§ Do this:
Skip all pictures, then copy the lines from the start of the data through the line with "ax = fig.add_axes([0.185, 0.048, 0.776, 0.899])", keeping both ends.

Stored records
[START]
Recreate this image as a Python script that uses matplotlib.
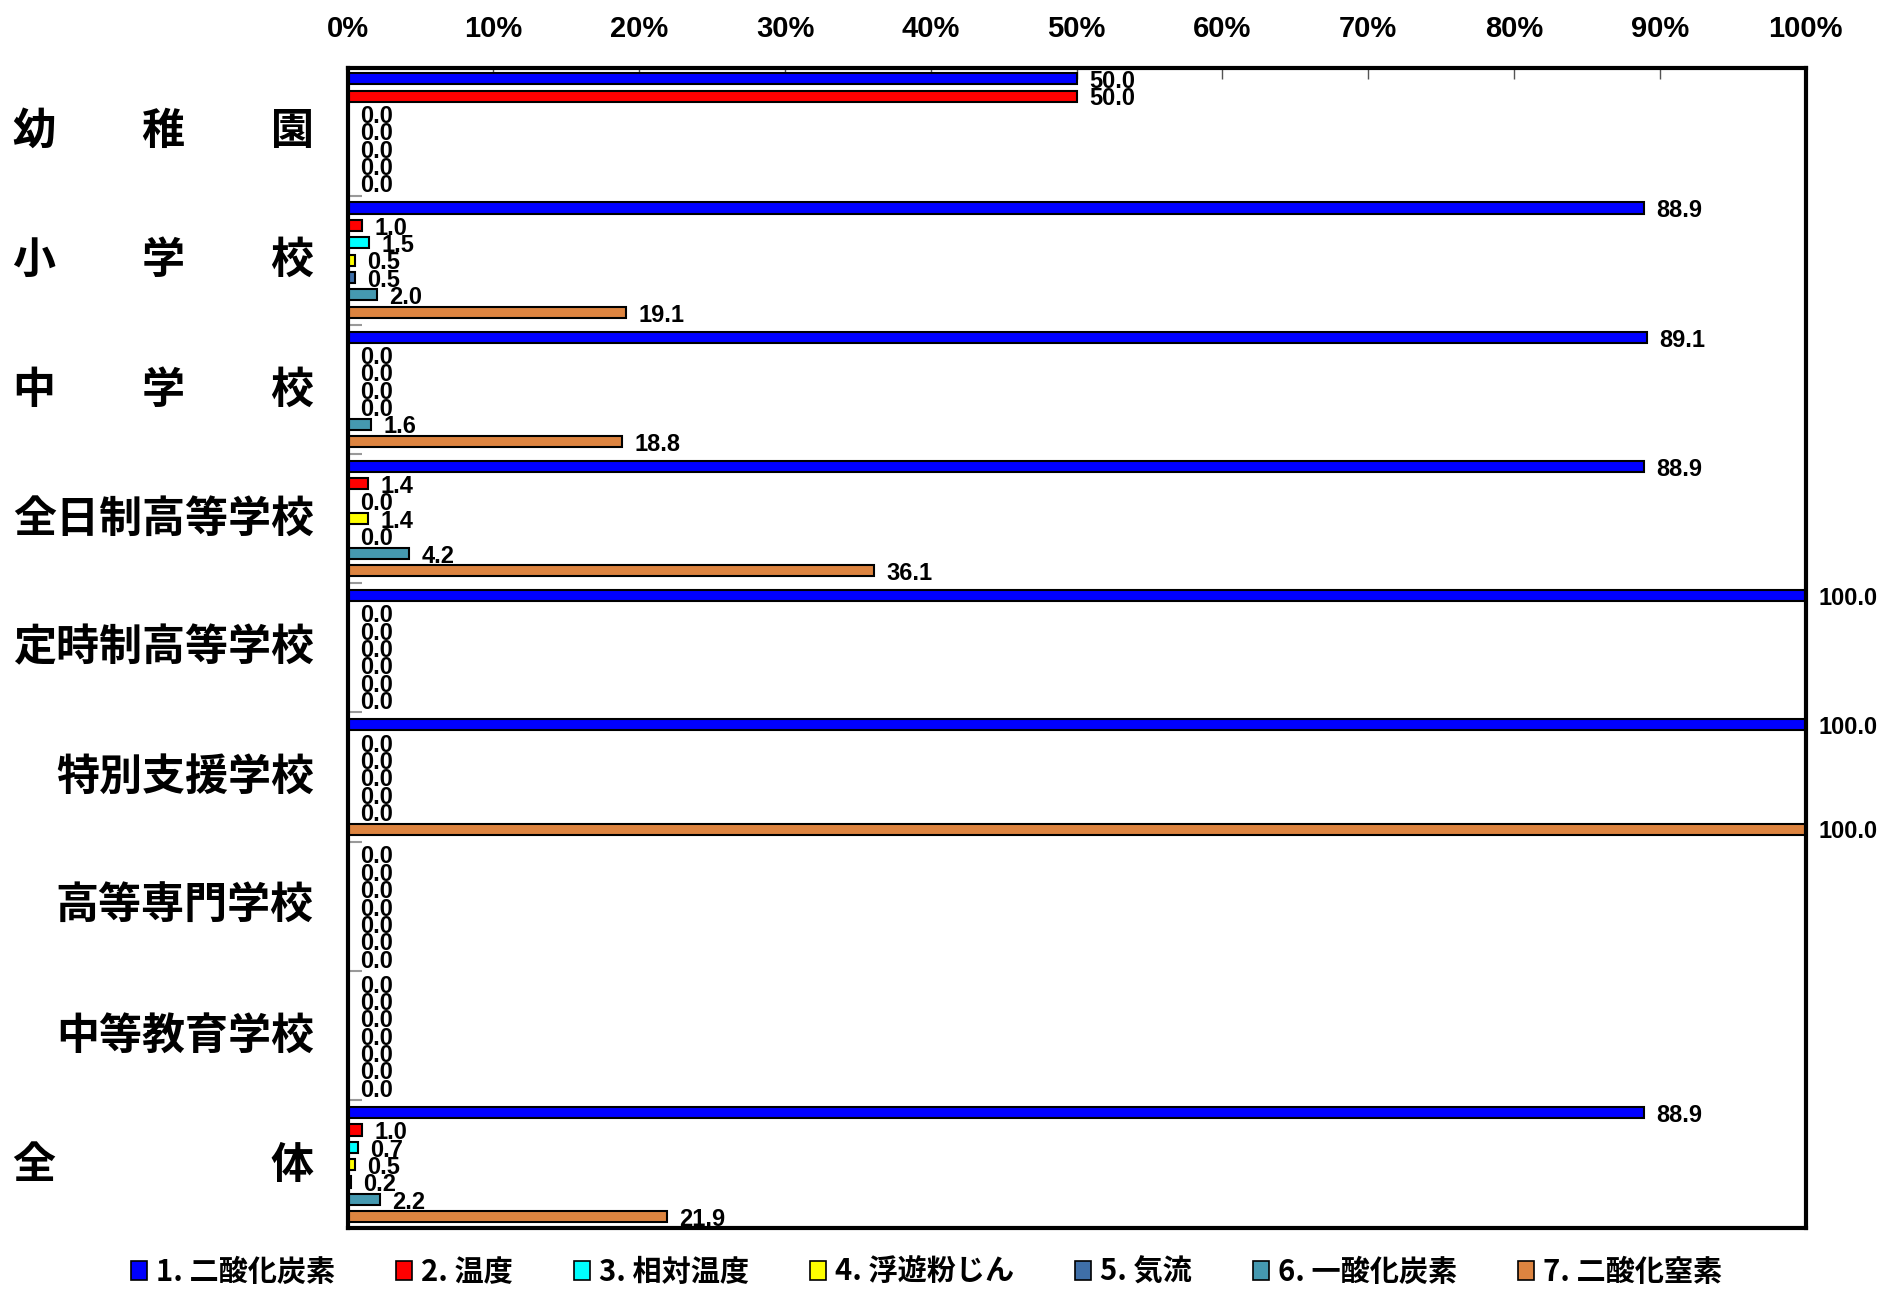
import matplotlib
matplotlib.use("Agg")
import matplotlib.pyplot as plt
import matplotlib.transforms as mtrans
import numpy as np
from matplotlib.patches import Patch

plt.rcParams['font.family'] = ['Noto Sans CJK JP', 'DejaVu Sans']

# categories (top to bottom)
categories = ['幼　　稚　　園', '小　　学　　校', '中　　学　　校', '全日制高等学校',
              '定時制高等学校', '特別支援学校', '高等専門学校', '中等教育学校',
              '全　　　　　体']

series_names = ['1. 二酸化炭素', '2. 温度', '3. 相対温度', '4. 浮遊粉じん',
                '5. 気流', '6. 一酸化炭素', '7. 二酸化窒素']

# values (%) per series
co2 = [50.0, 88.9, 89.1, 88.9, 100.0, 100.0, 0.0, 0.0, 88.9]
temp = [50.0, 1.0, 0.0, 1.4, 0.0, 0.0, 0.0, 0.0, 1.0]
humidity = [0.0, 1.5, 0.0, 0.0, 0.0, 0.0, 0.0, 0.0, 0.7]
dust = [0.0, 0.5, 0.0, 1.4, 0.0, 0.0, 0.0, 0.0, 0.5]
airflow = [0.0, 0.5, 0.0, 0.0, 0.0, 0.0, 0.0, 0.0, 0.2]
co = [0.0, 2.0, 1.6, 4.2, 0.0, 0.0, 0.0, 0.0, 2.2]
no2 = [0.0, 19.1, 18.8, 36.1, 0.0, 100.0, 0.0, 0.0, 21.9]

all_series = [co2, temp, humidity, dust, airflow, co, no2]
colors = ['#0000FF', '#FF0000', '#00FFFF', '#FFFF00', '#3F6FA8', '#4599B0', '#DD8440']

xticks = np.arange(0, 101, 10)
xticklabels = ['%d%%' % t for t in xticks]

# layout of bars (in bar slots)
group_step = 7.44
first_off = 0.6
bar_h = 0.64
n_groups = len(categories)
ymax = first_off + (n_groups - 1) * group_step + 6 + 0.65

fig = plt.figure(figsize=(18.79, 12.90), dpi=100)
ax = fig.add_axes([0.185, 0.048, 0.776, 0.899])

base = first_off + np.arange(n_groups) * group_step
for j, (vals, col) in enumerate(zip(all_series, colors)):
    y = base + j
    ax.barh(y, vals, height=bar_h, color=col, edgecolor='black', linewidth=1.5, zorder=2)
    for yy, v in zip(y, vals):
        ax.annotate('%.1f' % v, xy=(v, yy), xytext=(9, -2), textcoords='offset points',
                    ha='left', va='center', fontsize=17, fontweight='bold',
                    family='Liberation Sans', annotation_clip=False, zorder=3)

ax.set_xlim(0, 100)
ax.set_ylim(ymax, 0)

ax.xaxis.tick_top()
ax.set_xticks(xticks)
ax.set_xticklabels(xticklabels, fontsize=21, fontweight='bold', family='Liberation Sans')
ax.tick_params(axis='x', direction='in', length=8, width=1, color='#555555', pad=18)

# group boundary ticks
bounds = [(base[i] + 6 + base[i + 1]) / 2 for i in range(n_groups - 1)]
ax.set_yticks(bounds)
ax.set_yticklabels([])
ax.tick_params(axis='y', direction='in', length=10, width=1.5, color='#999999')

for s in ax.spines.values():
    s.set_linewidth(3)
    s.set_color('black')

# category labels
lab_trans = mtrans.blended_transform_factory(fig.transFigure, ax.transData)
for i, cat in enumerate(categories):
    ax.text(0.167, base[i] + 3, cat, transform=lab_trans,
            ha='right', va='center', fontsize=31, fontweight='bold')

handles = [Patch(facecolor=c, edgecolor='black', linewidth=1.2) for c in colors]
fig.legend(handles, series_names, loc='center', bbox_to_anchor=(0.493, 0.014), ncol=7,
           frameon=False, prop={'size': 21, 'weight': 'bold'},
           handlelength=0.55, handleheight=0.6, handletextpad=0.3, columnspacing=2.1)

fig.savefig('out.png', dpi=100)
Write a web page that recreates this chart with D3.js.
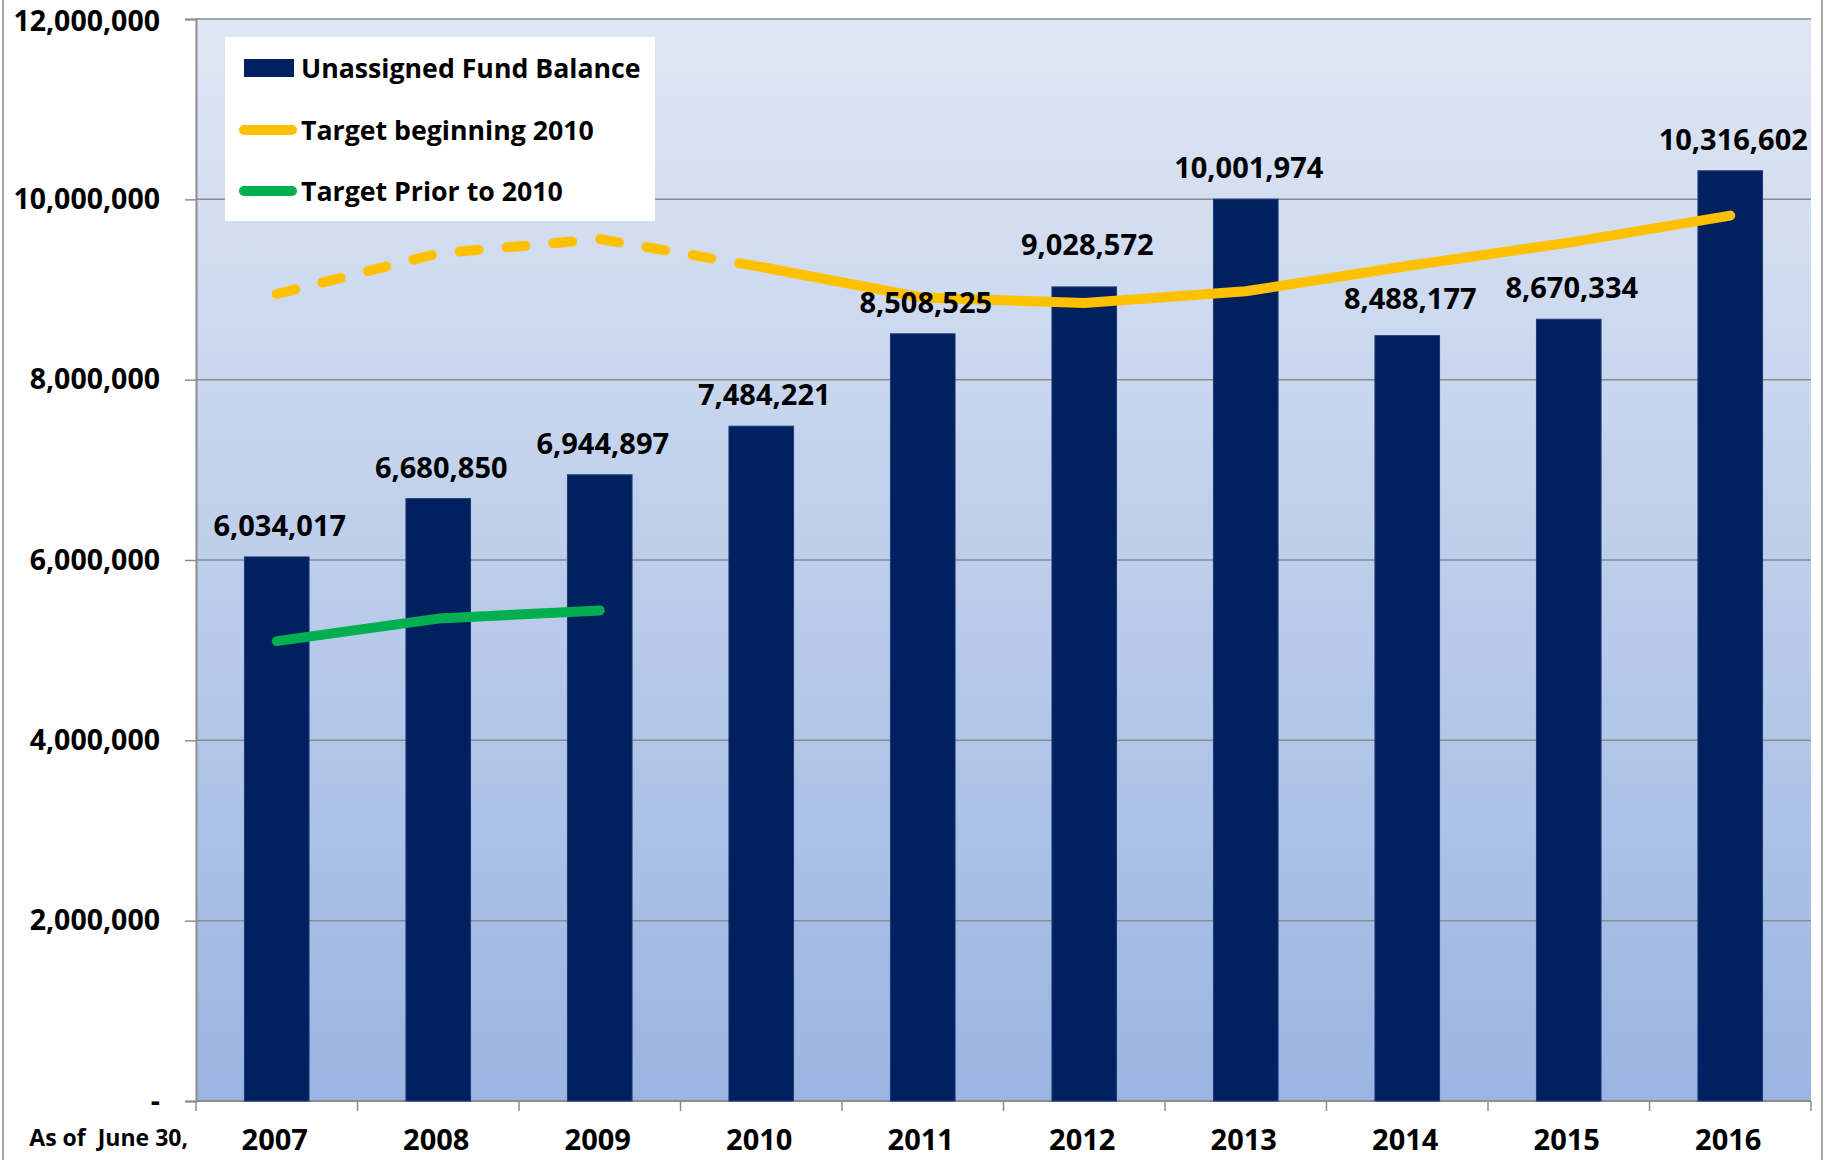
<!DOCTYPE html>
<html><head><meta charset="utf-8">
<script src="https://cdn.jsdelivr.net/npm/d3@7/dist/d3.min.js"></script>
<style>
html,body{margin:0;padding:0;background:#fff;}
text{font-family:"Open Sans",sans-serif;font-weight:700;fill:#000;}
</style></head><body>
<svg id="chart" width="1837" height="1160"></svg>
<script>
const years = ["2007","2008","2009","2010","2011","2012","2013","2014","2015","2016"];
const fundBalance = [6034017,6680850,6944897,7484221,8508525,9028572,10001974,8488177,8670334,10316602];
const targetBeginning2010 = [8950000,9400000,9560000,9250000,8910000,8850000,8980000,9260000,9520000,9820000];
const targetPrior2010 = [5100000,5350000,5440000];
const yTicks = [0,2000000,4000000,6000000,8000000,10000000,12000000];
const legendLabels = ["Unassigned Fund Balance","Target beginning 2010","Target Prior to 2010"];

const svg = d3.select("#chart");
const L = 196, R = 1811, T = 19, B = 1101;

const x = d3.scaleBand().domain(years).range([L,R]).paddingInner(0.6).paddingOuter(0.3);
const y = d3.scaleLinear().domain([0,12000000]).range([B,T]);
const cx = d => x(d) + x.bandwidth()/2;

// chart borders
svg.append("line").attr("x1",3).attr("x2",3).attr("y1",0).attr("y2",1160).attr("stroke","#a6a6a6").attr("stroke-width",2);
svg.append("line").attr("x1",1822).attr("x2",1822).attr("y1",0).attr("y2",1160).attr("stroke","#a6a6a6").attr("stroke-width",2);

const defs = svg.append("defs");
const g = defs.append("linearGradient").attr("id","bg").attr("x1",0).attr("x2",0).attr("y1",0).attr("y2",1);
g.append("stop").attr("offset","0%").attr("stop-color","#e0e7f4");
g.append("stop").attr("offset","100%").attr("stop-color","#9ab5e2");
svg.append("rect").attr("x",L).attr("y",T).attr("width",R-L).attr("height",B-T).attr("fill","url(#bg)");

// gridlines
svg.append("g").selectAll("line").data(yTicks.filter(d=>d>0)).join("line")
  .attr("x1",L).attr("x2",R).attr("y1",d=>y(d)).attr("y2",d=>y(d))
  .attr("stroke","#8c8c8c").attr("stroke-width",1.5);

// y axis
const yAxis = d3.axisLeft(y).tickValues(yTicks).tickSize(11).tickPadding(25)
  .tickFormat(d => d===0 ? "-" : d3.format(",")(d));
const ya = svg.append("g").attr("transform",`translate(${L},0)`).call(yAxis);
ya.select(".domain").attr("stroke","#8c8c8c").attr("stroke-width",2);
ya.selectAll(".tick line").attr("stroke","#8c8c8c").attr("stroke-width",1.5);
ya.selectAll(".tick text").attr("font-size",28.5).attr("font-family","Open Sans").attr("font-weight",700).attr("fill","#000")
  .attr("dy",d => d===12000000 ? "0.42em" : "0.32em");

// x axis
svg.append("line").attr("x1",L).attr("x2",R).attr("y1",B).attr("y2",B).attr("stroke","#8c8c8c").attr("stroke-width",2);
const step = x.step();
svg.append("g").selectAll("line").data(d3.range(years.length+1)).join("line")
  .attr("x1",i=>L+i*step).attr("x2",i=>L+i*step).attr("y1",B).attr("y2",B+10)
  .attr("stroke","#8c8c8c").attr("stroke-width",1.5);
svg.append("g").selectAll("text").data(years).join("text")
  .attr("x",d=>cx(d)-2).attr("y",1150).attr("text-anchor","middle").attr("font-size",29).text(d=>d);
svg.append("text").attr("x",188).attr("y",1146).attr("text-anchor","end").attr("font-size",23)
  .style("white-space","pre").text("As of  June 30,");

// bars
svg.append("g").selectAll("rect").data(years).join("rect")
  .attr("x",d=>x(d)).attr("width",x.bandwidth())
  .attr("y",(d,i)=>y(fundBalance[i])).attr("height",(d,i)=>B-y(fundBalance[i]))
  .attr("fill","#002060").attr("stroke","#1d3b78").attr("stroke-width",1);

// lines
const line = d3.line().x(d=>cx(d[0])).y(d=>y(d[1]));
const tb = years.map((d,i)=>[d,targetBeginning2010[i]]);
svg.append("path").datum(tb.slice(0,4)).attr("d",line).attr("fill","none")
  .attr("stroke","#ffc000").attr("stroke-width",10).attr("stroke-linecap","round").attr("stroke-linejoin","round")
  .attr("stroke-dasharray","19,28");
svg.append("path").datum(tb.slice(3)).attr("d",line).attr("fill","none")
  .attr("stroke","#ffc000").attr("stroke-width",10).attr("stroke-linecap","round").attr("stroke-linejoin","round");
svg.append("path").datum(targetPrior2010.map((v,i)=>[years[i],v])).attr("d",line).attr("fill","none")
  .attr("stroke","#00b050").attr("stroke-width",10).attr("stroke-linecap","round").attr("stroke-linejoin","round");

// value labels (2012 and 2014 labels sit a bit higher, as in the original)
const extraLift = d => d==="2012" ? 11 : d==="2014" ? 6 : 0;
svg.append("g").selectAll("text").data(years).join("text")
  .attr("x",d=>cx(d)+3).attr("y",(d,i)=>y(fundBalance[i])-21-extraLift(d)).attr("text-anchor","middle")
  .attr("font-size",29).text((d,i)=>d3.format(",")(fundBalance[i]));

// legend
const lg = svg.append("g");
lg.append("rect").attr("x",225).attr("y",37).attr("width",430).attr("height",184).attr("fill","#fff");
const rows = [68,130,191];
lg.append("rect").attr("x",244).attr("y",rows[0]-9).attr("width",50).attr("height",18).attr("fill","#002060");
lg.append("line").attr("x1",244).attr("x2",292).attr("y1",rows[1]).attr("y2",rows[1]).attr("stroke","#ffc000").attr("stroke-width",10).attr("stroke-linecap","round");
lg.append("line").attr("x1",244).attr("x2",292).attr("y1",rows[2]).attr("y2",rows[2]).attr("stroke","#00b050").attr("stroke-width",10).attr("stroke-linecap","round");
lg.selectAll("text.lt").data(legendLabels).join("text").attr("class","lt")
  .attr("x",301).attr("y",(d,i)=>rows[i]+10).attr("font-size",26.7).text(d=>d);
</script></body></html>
[END]
§ Reply to the task:
Recreate this image as a Python script that uses matplotlib.
import matplotlib
matplotlib.use("Agg")
import matplotlib.pyplot as plt
import matplotlib.transforms as mtrans
import numpy as np
from matplotlib.patches import Patch

plt.rcParams['font.family'] = ['Noto Sans CJK JP', 'DejaVu Sans']

# categories (top to bottom)
categories = ['幼　　稚　　園', '小　　学　　校', '中　　学　　校', '全日制高等学校',
              '定時制高等学校', '特別支援学校', '高等専門学校', '中等教育学校',
              '全　　　　　体']

series_names = ['1. 二酸化炭素', '2. 温度', '3. 相対温度', '4. 浮遊粉じん',
                '5. 気流', '6. 一酸化炭素', '7. 二酸化窒素']

# values (%) per series
co2 = [50.0, 88.9, 89.1, 88.9, 100.0, 100.0, 0.0, 0.0, 88.9]
temp = [50.0, 1.0, 0.0, 1.4, 0.0, 0.0, 0.0, 0.0, 1.0]
humidity = [0.0, 1.5, 0.0, 0.0, 0.0, 0.0, 0.0, 0.0, 0.7]
dust = [0.0, 0.5, 0.0, 1.4, 0.0, 0.0, 0.0, 0.0, 0.5]
airflow = [0.0, 0.5, 0.0, 0.0, 0.0, 0.0, 0.0, 0.0, 0.2]
co = [0.0, 2.0, 1.6, 4.2, 0.0, 0.0, 0.0, 0.0, 2.2]
no2 = [0.0, 19.1, 18.8, 36.1, 0.0, 100.0, 0.0, 0.0, 21.9]

all_series = [co2, temp, humidity, dust, airflow, co, no2]
colors = ['#0000FF', '#FF0000', '#00FFFF', '#FFFF00', '#3F6FA8', '#4599B0', '#DD8440']

xticks = np.arange(0, 101, 10)
xticklabels = ['%d%%' % t for t in xticks]

# layout of bars (in bar slots)
group_step = 7.44
first_off = 0.6
bar_h = 0.64
n_groups = len(categories)
ymax = first_off + (n_groups - 1) * group_step + 6 + 0.65

fig = plt.figure(figsize=(18.79, 12.90), dpi=100)
ax = fig.add_axes([0.185, 0.048, 0.776, 0.899])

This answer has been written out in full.